Depuis qu'Otar est parti...

Film de Julie Bertucelli

Avec Esther Gorintin (Eka), Nino Khomassouridze (Marina), Dinara Droukarova (Ada) et Temour Kalandadze (Tenguiz)
2003, 102 minutes

L'écrivain russe Anton Tchekhov a écrit à un ami : « Dans la vie, il n'y a pas d'effets, ni de sujets bien tranchés ; tout y est mêlé, le profond et le mesquin, le tragique et le ridicule. ». Ce premier film de fiction de Julie Bertucelli a une tonalité qui s'apparente à celle du théâtre de Tchekhov.

Une grand-mère, sa fille et sa petite-fille vivent ensemble à Tbilissi, capitale de la Géorgie. Un pays aujourd'hui très délabré, comme toutes les anciennes composantes de l'URSS, mais qui a gardé quelques beautés.

La grand-mère Eka est ce qu'on appelle communément « une forte femme ». Cela signifie en l'occurrence un caractère impérieux et un attachement sentimental sans limites pour Otar, le fils préféré qui est parti à Paris tenter sa chance comme immigré clandestin. Les bouleversements qui ont entraîné l'écroulement de l'URSS n'ont pas entamé d'un iota les convictions staliniennes de cette vieille dame ni son attachement à la culture française matérialisée dans sa demeure par la présence de nombreux livres précieux.

Sa fille Marina est une quinquagénaire. Comme son compagnon Tenguiz, elle fait partie d'une génération flouée sur toute la ligne, entre les mensonges insupportables du stalinisme sénile puis défunt, et ceux tout aussi insupportables et arrogants du capitalisme mafieux. Marina se démène et se dévoue pour sa mère et sa fille dans une ville où une coupure d'eau se produit toujours lorsqu'on se savonne sous sa douche, où la nourriture n'est pas rare mais très chère, où les queues dans les bureaux sont toujours aussi longues et pénibles qu'avant.

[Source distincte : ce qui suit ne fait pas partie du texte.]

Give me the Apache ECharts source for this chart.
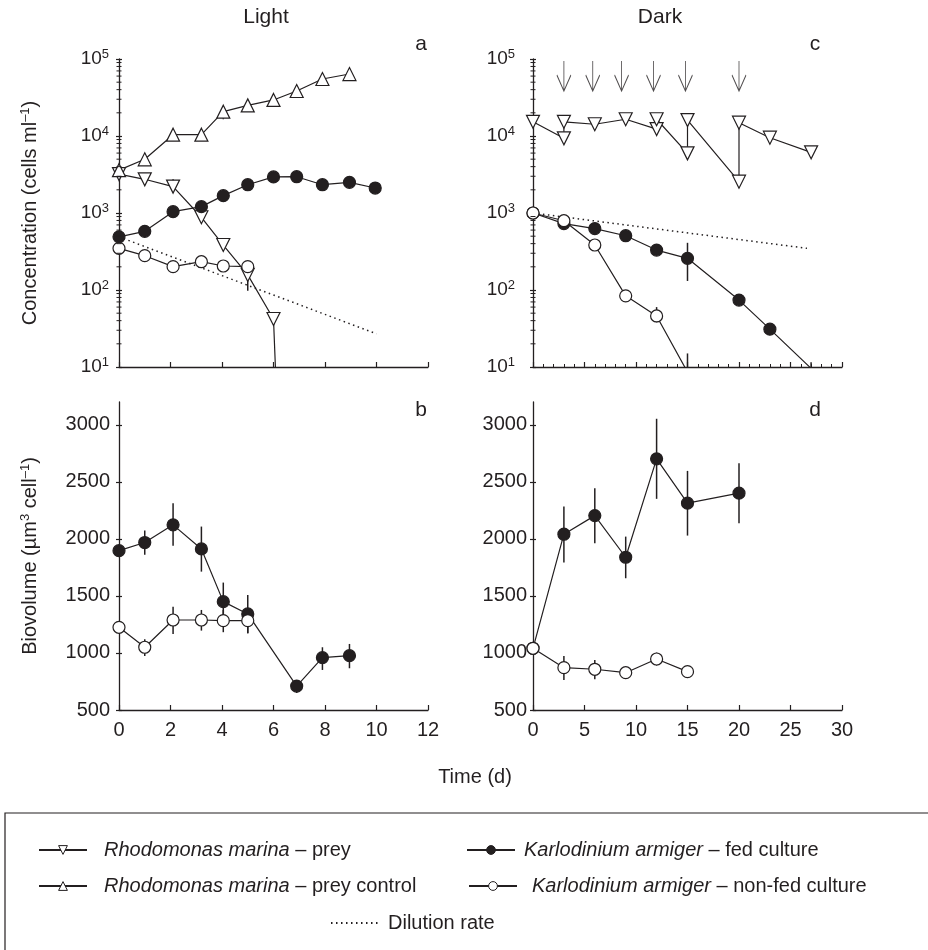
<!DOCTYPE html>
<html lang="en">
<head>
<meta charset="UTF-8">
<title>Light / Dark</title>
<script src="https://cdn.jsdelivr.net/npm/echarts@6.0.0/dist/echarts.min.js"></script>
<style>
  html, body { margin: 0; padding: 0; background: #fff; }
  #chart { width: 928px; height: 950px; }
</style>
</head>
<body>
<div id="chart"></div>
<script>
// --- data (days, values) ---

// a: Light, concentration (cells ml-1)
const lightPreyDays = [0, 1, 2.1, 3.2, 4.05, 5, 6, 6.1];
const lightPrey = [3200, 2740, 2200, 880, 384, 157, 42, 6];
const lightCtrlDays = [0, 1, 2.1, 3.2, 4.05, 5, 6, 6.9, 7.9, 8.95];
const lightCtrl = [3600, 4980, 10400, 10400, 20700, 25000, 29400, 38400, 55000, 63800];
const lightFedDays = [0, 1, 2.1, 3.2, 4.05, 5, 6, 6.9, 7.9, 8.95, 9.95];
const lightFed = [490, 578, 1040, 1210, 1680, 2330, 2940, 2960, 2330, 2500, 2110];
const lightNonFedDays = [0, 1, 2.1, 3.2, 4.05, 5];
const lightNonFed = [348, 279, 201, 233, 205, 201];
const lightDilutionDays = [0, 10];
const lightDilution = [490, 27];
// [day, low, high]
const lightConcErr = [[2.1, 2000, 2750], [5, 98, 205], [1, 4500, 5500], [4.05, 16500, 24000], [5, 175, 232]];

// b: Light, biovolume
const lightVolFedDays = [0, 1, 2.1, 3.2, 4.05, 5, 6.9, 7.9, 8.95];
const lightVolFed = [1897, 1968, 2123, 1912, 1450, 1342, 710, 959, 976];
const lightVolFedErr = [[1, 1860, 2073], [2.1, 1939, 2313], [3.2, 1713, 2108], [4.05, 1275, 1617],
  [5, 1173, 1509], [6.9, 649, 763], [7.9, 851, 1050], [8.95, 866, 1079]];
const lightVolNonFedDays = [0, 1, 2.1, 3.2, 4.05, 5];
const lightVolNonFed = [1225, 1050, 1289, 1289, 1283, 1283];
const lightVolNonFedErr = [[1, 974, 1120], [2.1, 1167, 1406], [3.2, 1196, 1377], [4.05, 1182, 1377], [5, 1173, 1392]];

// c: Dark, concentration
const darkPreyDays = [0, 3, 3, 6, 9, 12, 12, 15, 15, 20, 20, 23, 27];
const darkPrey = [15300, 9330, 15300, 14200, 16500, 12300, 16500, 5950, 16100, 2550, 14900, 9500, 6140];
const darkFedDays = [0, 3, 6, 9, 12, 15, 20, 23, 27];
const darkFed = [1000, 728, 627, 507, 330, 258, 74, 31, 9.6];
const darkNonFedDays = [0, 3, 6, 9, 12, 15];
const darkNonFed = [1000, 794, 384, 84, 46, 8.6];
const darkDilutionDays = [0, 26.6];
const darkDilution = [1000, 348];
const darkConcErr = [[15, 131, 410], [20, 62, 88], [27, 8, 11.5], [12, 38, 60], [15, 5, 15]];
// prey additions (arrows)
const preyAddDays = [3, 5.8, 8.6, 11.7, 14.8, 20];
const preyAddLevel = 60000;

// d: Dark, biovolume
const darkVolFedDays = [0, 3, 6, 9, 12, 15, 20];
const darkVolFed = [1041, 2041, 2204, 1839, 2702, 2313, 2401];
const darkVolFedErr = [[0, 950, 1130], [3, 1792, 2283], [6, 1962, 2445], [9, 1655, 2020],
  [12, 2351, 3053], [15, 2029, 2596], [20, 2138, 2664]];
const darkVolNonFedDays = [0, 3, 6, 9, 12, 15];
const darkVolNonFed = [1041, 871, 857, 827, 947, 836];
const darkVolNonFedErr = [[3, 763, 974], [6, 769, 939], [9, 800, 860], [12, 889, 1003]];

// axis ticks
const volTicks = [500, 1000, 1500, 2000, 2500, 3000];
const minorMantissas = [2, 3, 4, 5, 6, 7, 8, 9];
const decadeStarts = [10, 100, 1000, 10000];

const NAME_PREY = 'Rhodomonas marina – prey';
const NAME_CTRL = 'Rhodomonas marina – prey control';
const NAME_FED = 'Karlodinium armiger – fed culture';
const NAME_NONFED = 'Karlodinium armiger – non-fed culture';
const NAME_DIL = 'Dilution rate';

const FONT = '"Liberation Sans", Arial, sans-serif';
const INK = '#231f20';
const PANEL_W = 309;

const MK_DOWN = {symbol: 'triangle', size: 13, rotate: 180, fill: '#fff'};
const MK_UP = {symbol: 'triangle', size: 13, rotate: 0, fill: '#fff'};
const MK_FED = {symbol: 'circle', size: 12, rotate: 0, fill: INK};
const MK_OPEN = {symbol: 'circle', size: 12, rotate: 0, fill: '#fff'};

function lineSeries(name, days, vals, mk, x, y, hideLast) {
    let data = days.map((d, i) => [d, vals[i]]);
    if (hideLast) {
        data[data.length - 1] = {value: data[data.length - 1], symbol: 'none'};
    }
    return {
        name: name, type: 'line', xAxisIndex: x, yAxisIndex: y, data: data,
        symbol: mk.symbol, symbolSize: mk.size, symbolRotate: mk.rotate, showAllSymbol: true,
        itemStyle: {color: mk.fill, borderColor: INK, borderWidth: 1.2},
        lineStyle: {color: INK, width: 1.2},
        emphasis: {disabled: true}, z: 3
    };
}

function dilutionSeries(days, vals, x, y) {
    return {
        name: NAME_DIL, type: 'line', xAxisIndex: x, yAxisIndex: y,
        data: days.map((d, i) => [d, vals[i]]),
        symbol: 'none', itemStyle: {color: INK},
        lineStyle: {color: INK, width: 1.5, type: [1.5, 3.5]},
        emphasis: {disabled: true}, z: 2
    };
}

function errSeries(data, x, y) {
    return {
        type: 'custom', xAxisIndex: x, yAxisIndex: y, data: data, z: 1, silent: true, clip: true,
        encode: {x: 0, y: [1, 2]},
        renderItem: function (params, api) {
            let lo = api.coord([api.value(0), api.value(1)]);
            let hi = api.coord([api.value(0), api.value(2)]);
            return {type: 'line', shape: {x1: lo[0], y1: lo[1], x2: hi[0], y2: hi[1]},
                style: {stroke: INK, lineWidth: 1.5}};
        }
    };
}

// small log ticks 2..9 of each decade, drawn across the y axis line
let logMinorTicks = [];
decadeStarts.forEach(d => minorMantissas.forEach(m => logMinorTicks.push([0, m * d])));

function minorTickSeries(x, y) {
    return {
        type: 'custom', xAxisIndex: x, yAxisIndex: y, data: logMinorTicks, z: 4, silent: true, clip: false,
        encode: {x: 0, y: 1},
        renderItem: function (params, api) {
            let p = api.coord([api.value(0), api.value(1)]);
            return {type: 'line', shape: {x1: p[0] - 2.5, y1: p[1], x2: p[0] + 2.5, y2: p[1]},
                style: {stroke: INK, lineWidth: 1}};
        }
    };
}

function timeAxis(grid, max, interval, labels, minor) {
    return {
        type: 'value', gridIndex: grid, min: 0, max: max, interval: interval, position: 'bottom',
        axisLine: {show: true, onZero: false, lineStyle: {color: INK, width: 1.3}},
        axisTick: {show: true, inside: true, length: 5, lineStyle: {color: INK, width: 1.2}},
        minorTick: {show: minor, splitNumber: 5, length: 3, lineStyle: {color: INK, width: 1}},
        axisLabel: {show: labels, margin: 10, color: INK, fontFamily: FONT, fontSize: 20},
        splitLine: {show: false}
    };
}

// "twin" = a second copy of the axis, parked on the left edge (right position, negative offset)
// so its outside ticks poke into the plot and the ticks cross the axis line.
function logAxis(grid, twin, margin, name) {
    return {
        type: 'log', logBase: 10, gridIndex: grid, min: 10, max: 100000,
        position: twin ? 'right' : 'left', offset: twin ? -PANEL_W : 0,
        axisLine: {show: !twin, onZero: false, lineStyle: {color: INK, width: 1.3}},
        axisTick: {show: true, inside: false, length: 3, lineStyle: {color: INK, width: 1.2}},
        splitLine: {show: false},
        axisLabel: {
            show: !twin, margin: margin, color: INK, fontFamily: FONT, fontSize: 19,
            formatter: v => '10{s|' + Math.round(Math.log10(v)) + '}',
            rich: {s: {fontSize: 13, color: INK, fontFamily: FONT, padding: [0, 0, 9, 0]}}
        },
        name: name || '', nameLocation: 'middle', nameGap: 78,
        nameTextStyle: {color: INK, fontFamily: FONT, fontSize: 20,
            rich: {s: {fontSize: 13, color: INK, fontFamily: FONT, padding: [0, 0, 9, 0]}}}
    };
}

function volAxis(grid, twin, margin, name) {
    return {
        type: 'value', gridIndex: grid, min: 500, max: 3200,
        position: twin ? 'right' : 'left', offset: twin ? -PANEL_W : 0,
        axisLine: {show: !twin, onZero: false, lineStyle: {color: INK, width: 1.3}},
        axisTick: {show: true, inside: false, length: 3, customValues: volTicks, lineStyle: {color: INK, width: 1.2}},
        splitLine: {show: false},
        axisLabel: {show: !twin, margin: margin, customValues: volTicks, formatter: v => String(v),
            color: INK, fontFamily: FONT, fontSize: 20},
        name: name || '', nameLocation: 'middle', nameGap: 78,
        nameTextStyle: {color: INK, fontFamily: FONT, fontSize: 20,
            rich: {s: {fontSize: 13, color: INK, fontFamily: FONT, padding: [0, 0, 9, 0]}}}
    };
}

function legendLabel(name) {
    let cut = name.indexOf(' – ');
    if (cut < 0) return '{n|' + name + '}';
    return '{i|' + name.slice(0, cut) + '}{n|' + name.slice(cut) + '}';
}

function legendAt(name, fill, left, top, gap) {
    let base = {fontFamily: FONT, fontSize: 20, color: INK};
    let plain = name.indexOf(' – ') < 0;
    return {
        data: [name], left: left, top: top, padding: 0, itemWidth: 48, itemHeight: 11,
        selectedMode: false, formatter: legendLabel,
        itemStyle: plain ? {opacity: 0} : {color: fill, borderColor: INK, borderWidth: 1},
        textStyle: Object.assign({}, base, {
            rich: {
                i: Object.assign({}, base, {fontStyle: 'italic', padding: [0, 0, 0, gap]}),
                n: Object.assign({}, base, {padding: [0, 0, 0, plain ? gap : 0]})
            }
        })
    };
}

function label(text, x, y, size) {
    return {type: 'text', x: x, y: y, silent: true,
        style: {text: text, fill: INK, fontFamily: FONT, fontSize: size, align: 'center', verticalAlign: 'middle'}};
}

let myChart = echarts.init(document.getElementById('chart'), null, {renderer: 'canvas'});

let option = {
    animation: false,
    backgroundColor: '#fff',
    grid: [
        {left: 119, top: 59, width: PANEL_W, height: 308},
        {left: 533, top: 59, width: PANEL_W, height: 308},
        {left: 119, top: 402, width: PANEL_W, height: 308},
        {left: 533, top: 402, width: PANEL_W, height: 308}
    ],
    xAxis: [
        timeAxis(0, 12, 2, false, false),
        timeAxis(1, 30, 5, false, true),
        timeAxis(2, 12, 2, true, false),
        timeAxis(3, 30, 5, true, false)
    ],
    yAxis: [
        logAxis(0, false, 10, 'Concentration (cells ml{s|–1})'),
        logAxis(0, true, 10),
        logAxis(1, false, 18),
        logAxis(1, true, 18),
        volAxis(2, false, 9, 'Biovolume (µm{s|3} cell{s|–1})'),
        volAxis(2, true, 9),
        volAxis(3, false, 6),
        volAxis(3, true, 6)
    ],
    legend: [
        legendAt(NAME_PREY, '#fff', 38, 840, 12),
        legendAt(NAME_FED, INK, 466, 840, 4),
        legendAt(NAME_CTRL, '#fff', 38, 876, 12),
        legendAt(NAME_NONFED, '#fff', 468, 876, 10),
        legendAt(NAME_DIL, INK, 330, 913, 4)
    ],
    graphic: [
        {type: 'rect', silent: true, z: -1, shape: {x: 5, y: 813, width: 960, height: 200},
            style: {fill: 'none', stroke: INK, lineWidth: 1.2}},
        label('Light', 266, 17, 21),
        label('Dark', 660, 17, 21),
        label('a', 421, 44, 21),
        label('c', 815, 44, 21),
        label('b', 421, 410, 21),
        label('d', 815, 410, 21),
        label('Time (d)', 475, 777, 20)
    ],
    series: [
        // a
        lineSeries(NAME_PREY, lightPreyDays, lightPrey, MK_DOWN, 0, 0, true),
        lineSeries(NAME_CTRL, lightCtrlDays, lightCtrl, MK_UP, 0, 0, false),
        dilutionSeries(lightDilutionDays, lightDilution, 0, 0),
        lineSeries(NAME_FED, lightFedDays, lightFed, MK_FED, 0, 0, false),
        lineSeries(NAME_NONFED, lightNonFedDays, lightNonFed, MK_OPEN, 0, 0, false),
        errSeries(lightConcErr, 0, 0),
        minorTickSeries(0, 0),
        // c
        lineSeries(NAME_PREY, darkPreyDays, darkPrey, MK_DOWN, 1, 2, false),
        dilutionSeries(darkDilutionDays, darkDilution, 1, 2),
        lineSeries(NAME_FED, darkFedDays, darkFed, MK_FED, 1, 2, true),
        lineSeries(NAME_NONFED, darkNonFedDays, darkNonFed, MK_OPEN, 1, 2, true),
        errSeries(darkConcErr, 1, 2),
        minorTickSeries(1, 2),
        {
            type: 'scatter', xAxisIndex: 1, yAxisIndex: 2, silent: true, z: 3,
            data: preyAddDays.map(d => [d, preyAddLevel]),
            symbol: 'path://M7,0L7,30M0,14L7,30L14,14', symbolSize: [14, 30],
            itemStyle: {color: 'none', borderColor: INK, borderWidth: 1.2}
        },
        // b
        lineSeries(NAME_FED, lightVolFedDays, lightVolFed, MK_FED, 2, 4, false),
        lineSeries(NAME_NONFED, lightVolNonFedDays, lightVolNonFed, MK_OPEN, 2, 4, false),
        errSeries(lightVolFedErr, 2, 4),
        errSeries(lightVolNonFedErr, 2, 4),
        // d
        lineSeries(NAME_FED, darkVolFedDays, darkVolFed, MK_FED, 3, 6, false),
        lineSeries(NAME_NONFED, darkVolNonFedDays, darkVolNonFed, MK_OPEN, 3, 6, false),
        errSeries(darkVolFedErr, 3, 6),
        errSeries(darkVolNonFedErr, 3, 6)
    ]
};

myChart.setOption(option);
</script>
</body>
</html>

Agacement et amertume sont le lot quotidien de cette femme sensible, à vif. Car sa mère la dédaigne, elle n'en a que pour Otar, elle ne vit que pour ses lettres et ses coups de téléphone. Eka n'attend plus la victoire du stalinisme mais des nouvelles d'Otar, de sa vie forcément merveilleuse dans la capitale d'un pays impérialiste !

Ada, la fille de Marina et la nièce d'Otar subit cette relation pénible mère-fille avec lucidité. Elle ne se départit pas de son affection pour sa mère et sa grand-mère mais elle veut vivre. Elle ne tient pas à s'enfermer dans cette prison psychologique, dans ces liens paralysants qui tissent bien souvent les relations familiales entre les êtres, pas seulement à Tbilissi...

Quand Marina apprend le décès de son frère Otar, elle n'ose pas l'annoncer à la vieille dame. « Ce serait un choc dont elle ne se remettrait pas ». C'est avec des supputations de cette sorte que les mensonges s'installent, qu'on les perpétue vaille que vaille et qu'ils gâchent la vie des gens. Bien inutilement.

Douceur, ironie, retenue, sens aigu de l'observation, telles sont les qualités de ce film interprété par trois actrices remarquables.